首先跟我创建一个爬虫项目和爬虫 在cmd创建

用Pycharm打开这个项目

首先修改配置文件setting.py 1.关闭机器人协议 2.取消禁用cookie的功能

现在就回到爬虫文件wyySpider.py准备前期的工作 修改start_urls里的网址准备一个请求头

首先用火狐浏览器打开网易云音乐,登录后进入到个人主页

在爬虫代码那里准备一下,修改一下start_urls

代码语言:javascript
复制
import scrapy
from selenium import webdriver
from selenium.webdriver.common.action_chains import ActionChains
import time

class WyyspiderSpider(scrapy.Spider):
name = 'wyySpider'
allowed_domains = ['163.com']
start_urls = ['https://music.163.com/playlist?id=19xxxxx7']

先实现一下自动登录功能获取cookie

首先导一下自动化测试的包(Selenium)

没有这个包的话去控制台:pip --default-timeout=100 install selenium -i http://pypi.douban.com/simple/ --trusted-host pypi.douban.com

代码语言:javascript
复制
from selenium import webdriver
from selenium.webdriver.common.action_chains import ActionChains
import time

导完包还要一个谷歌的驱动程序,先看一下自己的谷歌版本

到这网站下载相同版本的驱动程序:https://sites.google.com/a/chromium.org/chromedriver/home

如果版本跟我的一样可以去网盘下载: 链接: https://pan.baidu.com/s/1M-gME2R8EEhEoFlPaDhbmA 提取码: 7iai

解压后记住这个驱动的位置,在爬虫文件写一个获取cookie的函数(微信搜索readdot,关注后回复 编程资源,领取各种经典学习资料)

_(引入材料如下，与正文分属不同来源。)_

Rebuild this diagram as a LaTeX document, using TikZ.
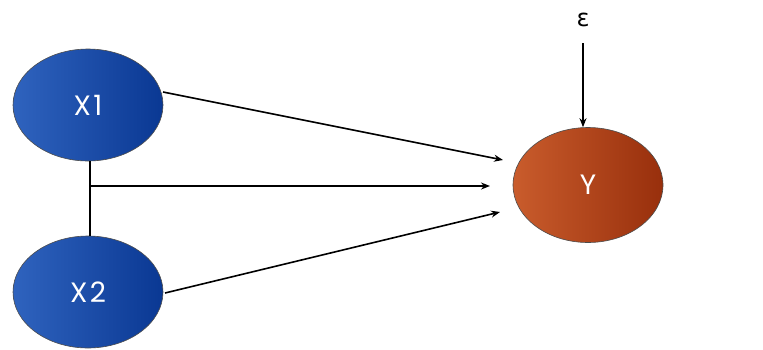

以下代码的坐标不一定适合各位的电脑,不过给你们安利个物理外挂(电脑微信截图Alt+A)

代码语言:javascript
复制
        def getCookie(self):
        # 获取谷歌的驱动,参数为刚刚驱动程序的位置
        driver = webdriver.Chrome("C:/Users/Administrator/AppData/Local/Programs/Python38/Lib/site-packages/selenium/webdriver/chrome/chromedriver.exe")
        # -----------------selenium自动登录-----------------------
    # 打开谷歌然后访问指定的网站
    driver.get("https://music.163.com/")

    # 最大化,睡眠是怕网速慢没加载出来
    driver.maximize_window()
    time.sleep(1)

    # 鼠标从(0,0)向x(1435px),y(35px)移动,用左键点击一下
    ActionChains(driver).move_by_offset(1435, 35).click().perform()
    time.sleep(0.3)

    # 点击其他方式
    ActionChains(driver).move_by_offset(-480, 575).click().perform()
    time.sleep(0.3)

    # 同意条款
    ActionChains(driver).move_by_offset(-218, -10).click().perform()
    time.sleep(0.3)

    # 手机登录
    ActionChains(driver).move_by_offset(107, -100).click().perform()
    time.sleep(0.3)

    # 输入账号密码
    # 通过css选择器获取id为"p"的标签,然后send_keys就是模拟输入一些信息
    driver.find_element_by_css_selector("#p").send_keys("账号")
    driver.find_element_by_css_selector("#pw").send_keys("密码")
    time.sleep(0.3)

    # 点击登录
    ActionChains(driver).move_by_offset(110, 15).click().perform()
    time.sleep(1)

    # 找到头像悬浮
    img = driver.find_element_by_css_selector("div.head:nth-child(1) > img:nth-child(1)")
    ActionChains(driver).move_to_element(img).perform()
    time.sleep(0.5)
    # 点击我的主页
    ActionChains(driver).move_by_offset(0, 40).click().perform()
    time.sleep(0.5)
    # 点击喜欢的音乐
    ActionChains(driver).move_by_offset(-870, 830).click().perform()
    time.sleep(0.3)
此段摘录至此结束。